*Prompt*: Skip any picture you find and retype all the remaining lines exactly.

········

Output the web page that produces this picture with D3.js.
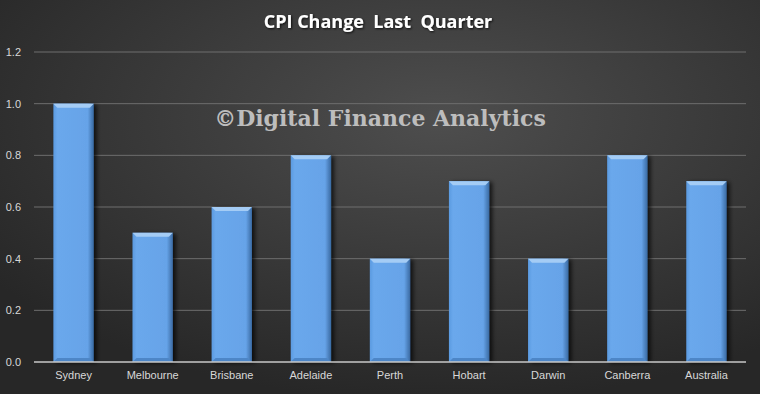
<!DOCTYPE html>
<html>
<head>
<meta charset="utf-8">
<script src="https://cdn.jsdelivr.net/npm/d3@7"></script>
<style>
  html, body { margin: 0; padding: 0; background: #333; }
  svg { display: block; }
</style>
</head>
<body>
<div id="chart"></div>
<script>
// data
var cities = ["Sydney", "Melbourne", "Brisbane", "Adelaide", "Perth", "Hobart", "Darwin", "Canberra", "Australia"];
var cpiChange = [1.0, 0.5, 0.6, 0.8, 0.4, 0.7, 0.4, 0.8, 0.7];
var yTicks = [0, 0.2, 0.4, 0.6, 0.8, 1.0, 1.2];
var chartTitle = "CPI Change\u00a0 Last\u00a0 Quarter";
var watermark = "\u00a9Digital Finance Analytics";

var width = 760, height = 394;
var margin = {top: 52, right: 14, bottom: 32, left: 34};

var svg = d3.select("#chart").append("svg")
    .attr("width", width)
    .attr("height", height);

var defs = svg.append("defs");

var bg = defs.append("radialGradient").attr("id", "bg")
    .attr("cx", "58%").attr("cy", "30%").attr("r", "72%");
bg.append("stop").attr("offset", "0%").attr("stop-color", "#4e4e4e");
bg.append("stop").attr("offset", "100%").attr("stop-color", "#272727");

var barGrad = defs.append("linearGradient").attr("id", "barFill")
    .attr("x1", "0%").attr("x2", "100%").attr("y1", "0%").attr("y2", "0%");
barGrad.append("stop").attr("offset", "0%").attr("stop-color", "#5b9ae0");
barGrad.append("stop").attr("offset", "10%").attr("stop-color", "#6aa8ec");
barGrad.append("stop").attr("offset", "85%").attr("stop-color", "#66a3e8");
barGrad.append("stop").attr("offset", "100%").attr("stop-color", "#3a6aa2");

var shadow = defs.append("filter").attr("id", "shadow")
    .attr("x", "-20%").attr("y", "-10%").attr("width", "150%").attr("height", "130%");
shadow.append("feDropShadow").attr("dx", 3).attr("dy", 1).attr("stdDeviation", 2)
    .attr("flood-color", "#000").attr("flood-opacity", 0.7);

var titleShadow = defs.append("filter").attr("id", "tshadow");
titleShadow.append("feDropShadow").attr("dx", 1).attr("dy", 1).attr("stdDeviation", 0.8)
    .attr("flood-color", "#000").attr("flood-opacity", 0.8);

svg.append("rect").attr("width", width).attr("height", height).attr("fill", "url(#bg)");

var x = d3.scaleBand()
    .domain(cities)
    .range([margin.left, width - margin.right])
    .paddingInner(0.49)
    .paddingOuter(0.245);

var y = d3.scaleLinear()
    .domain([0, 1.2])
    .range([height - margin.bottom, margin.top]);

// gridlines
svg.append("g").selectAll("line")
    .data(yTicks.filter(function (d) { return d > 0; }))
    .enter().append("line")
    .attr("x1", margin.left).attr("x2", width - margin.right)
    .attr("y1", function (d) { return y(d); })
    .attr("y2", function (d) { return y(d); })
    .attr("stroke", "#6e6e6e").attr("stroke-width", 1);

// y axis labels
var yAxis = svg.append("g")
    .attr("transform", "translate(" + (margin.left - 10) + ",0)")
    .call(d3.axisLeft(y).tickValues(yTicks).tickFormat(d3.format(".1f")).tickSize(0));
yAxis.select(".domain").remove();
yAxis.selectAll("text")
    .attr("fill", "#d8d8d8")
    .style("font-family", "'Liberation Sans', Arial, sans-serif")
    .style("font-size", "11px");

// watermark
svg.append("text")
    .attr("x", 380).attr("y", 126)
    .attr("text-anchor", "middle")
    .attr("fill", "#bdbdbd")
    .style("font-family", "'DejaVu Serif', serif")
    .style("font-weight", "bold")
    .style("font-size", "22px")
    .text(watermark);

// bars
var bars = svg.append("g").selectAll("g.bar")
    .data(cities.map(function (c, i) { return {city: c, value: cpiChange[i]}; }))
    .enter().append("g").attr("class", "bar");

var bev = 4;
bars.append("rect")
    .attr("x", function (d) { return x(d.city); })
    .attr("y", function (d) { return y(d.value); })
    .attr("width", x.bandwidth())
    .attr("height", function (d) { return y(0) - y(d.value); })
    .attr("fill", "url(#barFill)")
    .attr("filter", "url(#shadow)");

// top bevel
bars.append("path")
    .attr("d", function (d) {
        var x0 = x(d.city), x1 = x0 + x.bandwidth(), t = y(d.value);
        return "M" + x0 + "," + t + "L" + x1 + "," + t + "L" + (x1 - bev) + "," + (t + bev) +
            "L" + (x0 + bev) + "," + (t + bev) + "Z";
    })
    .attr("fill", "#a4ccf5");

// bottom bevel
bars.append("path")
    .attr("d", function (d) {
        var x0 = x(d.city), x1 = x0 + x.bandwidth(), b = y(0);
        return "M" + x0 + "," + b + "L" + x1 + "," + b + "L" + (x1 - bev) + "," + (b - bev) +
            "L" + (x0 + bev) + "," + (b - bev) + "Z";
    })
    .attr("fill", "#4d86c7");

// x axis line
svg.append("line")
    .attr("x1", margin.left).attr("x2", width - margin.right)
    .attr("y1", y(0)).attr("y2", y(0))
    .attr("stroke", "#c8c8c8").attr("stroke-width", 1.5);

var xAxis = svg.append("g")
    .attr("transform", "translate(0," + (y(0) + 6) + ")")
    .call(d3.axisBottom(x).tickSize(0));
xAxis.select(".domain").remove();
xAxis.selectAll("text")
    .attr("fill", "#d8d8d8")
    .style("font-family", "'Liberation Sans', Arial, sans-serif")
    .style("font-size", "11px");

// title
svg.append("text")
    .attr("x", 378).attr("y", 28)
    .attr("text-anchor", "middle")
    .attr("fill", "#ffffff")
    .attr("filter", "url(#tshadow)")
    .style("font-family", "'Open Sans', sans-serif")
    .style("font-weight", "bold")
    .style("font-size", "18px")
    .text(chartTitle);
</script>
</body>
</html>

········

*Answer to the exercise*:
Output the web page that produces this picture with D3.js.
<!DOCTYPE html>
<html>
<head>
<meta charset="utf-8">
<script src="https://cdn.jsdelivr.net/npm/d3@7"></script>
<style>
  html, body { margin: 0; padding: 0; background: #333; }
  svg { display: block; }
</style>
</head>
<body>
<div id="chart"></div>
<script>
// data
var cities = ["Sydney", "Melbourne", "Brisbane", "Adelaide", "Perth", "Hobart", "Darwin", "Canberra", "Australia"];
var cpiChange = [1.0, 0.5, 0.6, 0.8, 0.4, 0.7, 0.4, 0.8, 0.7];
var yTicks = [0, 0.2, 0.4, 0.6, 0.8, 1.0, 1.2];
var chartTitle = "CPI Change\u00a0 Last\u00a0 Quarter";
var watermark = "\u00a9Digital Finance Analytics";

var width = 760, height = 394;
var margin = {top: 52, right: 14, bottom: 32, left: 34};

var svg = d3.select("#chart").append("svg")
    .attr("width", width)
    .attr("height", height);

var defs = svg.append("defs");

var bg = defs.append("radialGradient").attr("id", "bg")
    .attr("cx", "58%").attr("cy", "30%").attr("r", "72%");
bg.append("stop").attr("offset", "0%").attr("stop-color", "#4e4e4e");
bg.append("stop").attr("offset", "100%").attr("stop-color", "#272727");

var barGrad = defs.append("linearGradient").attr("id", "barFill")
    .attr("x1", "0%").attr("x2", "100%").attr("y1", "0%").attr("y2", "0%");
barGrad.append("stop").attr("offset", "0%").attr("stop-color", "#5b9ae0");
barGrad.append("stop").attr("offset", "10%").attr("stop-color", "#6aa8ec");
barGrad.append("stop").attr("offset", "85%").attr("stop-color", "#66a3e8");
barGrad.append("stop").attr("offset", "100%").attr("stop-color", "#3a6aa2");

var shadow = defs.append("filter").attr("id", "shadow")
    .attr("x", "-20%").attr("y", "-10%").attr("width", "150%").attr("height", "130%");
shadow.append("feDropShadow").attr("dx", 3).attr("dy", 1).attr("stdDeviation", 2)
    .attr("flood-color", "#000").attr("flood-opacity", 0.7);

var titleShadow = defs.append("filter").attr("id", "tshadow");
titleShadow.append("feDropShadow").attr("dx", 1).attr("dy", 1).attr("stdDeviation", 0.8)
    .attr("flood-color", "#000").attr("flood-opacity", 0.8);

svg.append("rect").attr("width", width).attr("height", height).attr("fill", "url(#bg)");

var x = d3.scaleBand()
    .domain(cities)
    .range([margin.left, width - margin.right])
    .paddingInner(0.49)
    .paddingOuter(0.245);

var y = d3.scaleLinear()
    .domain([0, 1.2])
    .range([height - margin.bottom, margin.top]);

// gridlines
svg.append("g").selectAll("line")
    .data(yTicks.filter(function (d) { return d > 0; }))
    .enter().append("line")
    .attr("x1", margin.left).attr("x2", width - margin.right)
    .attr("y1", function (d) { return y(d); })
    .attr("y2", function (d) { return y(d); })
    .attr("stroke", "#6e6e6e").attr("stroke-width", 1);

// y axis labels
var yAxis = svg.append("g")
    .attr("transform", "translate(" + (margin.left - 10) + ",0)")
    .call(d3.axisLeft(y).tickValues(yTicks).tickFormat(d3.format(".1f")).tickSize(0));
yAxis.select(".domain").remove();
yAxis.selectAll("text")
    .attr("fill", "#d8d8d8")
    .style("font-family", "'Liberation Sans', Arial, sans-serif")
    .style("font-size", "11px");

// watermark
svg.append("text")
    .attr("x", 380).attr("y", 126)
    .attr("text-anchor", "middle")
    .attr("fill", "#bdbdbd")
    .style("font-family", "'DejaVu Serif', serif")
    .style("font-weight", "bold")
    .style("font-size", "22px")
    .text(watermark);

// bars
var bars = svg.append("g").selectAll("g.bar")
    .data(cities.map(function (c, i) { return {city: c, value: cpiChange[i]}; }))
    .enter().append("g").attr("class", "bar");

var bev = 4;
bars.append("rect")
    .attr("x", function (d) { return x(d.city); })
    .attr("y", function (d) { return y(d.value); })
    .attr("width", x.bandwidth())
    .attr("height", function (d) { return y(0) - y(d.value); })
    .attr("fill", "url(#barFill)")
    .attr("filter", "url(#shadow)");

// top bevel
bars.append("path")
    .attr("d", function (d) {
        var x0 = x(d.city), x1 = x0 + x.bandwidth(), t = y(d.value);
        return "M" + x0 + "," + t + "L" + x1 + "," + t + "L" + (x1 - bev) + "," + (t + bev) +
            "L" + (x0 + bev) + "," + (t + bev) + "Z";
    })
    .attr("fill", "#a4ccf5");

// bottom bevel
bars.append("path")
    .attr("d", function (d) {
        var x0 = x(d.city), x1 = x0 + x.bandwidth(), b = y(0);
        return "M" + x0 + "," + b + "L" + x1 + "," + b + "L" + (x1 - bev) + "," + (b - bev) +
            "L" + (x0 + bev) + "," + (b - bev) + "Z";
    })
    .attr("fill", "#4d86c7");

// x axis line
svg.append("line")
    .attr("x1", margin.left).attr("x2", width - margin.right)
    .attr("y1", y(0)).attr("y2", y(0))
    .attr("stroke", "#c8c8c8").attr("stroke-width", 1.5);

var xAxis = svg.append("g")
    .attr("transform", "translate(0," + (y(0) + 6) + ")")
    .call(d3.axisBottom(x).tickSize(0));
xAxis.select(".domain").remove();
xAxis.selectAll("text")
    .attr("fill", "#d8d8d8")
    .style("font-family", "'Liberation Sans', Arial, sans-serif")
    .style("font-size", "11px");

// title
svg.append("text")
    .attr("x", 378).attr("y", 28)
    .attr("text-anchor", "middle")
    .attr("fill", "#ffffff")
    .attr("filter", "url(#tshadow)")
    .style("font-family", "'Open Sans', sans-serif")
    .style("font-weight", "bold")
    .style("font-size", "18px")
    .text(chartTitle);
</script>
</body>
</html>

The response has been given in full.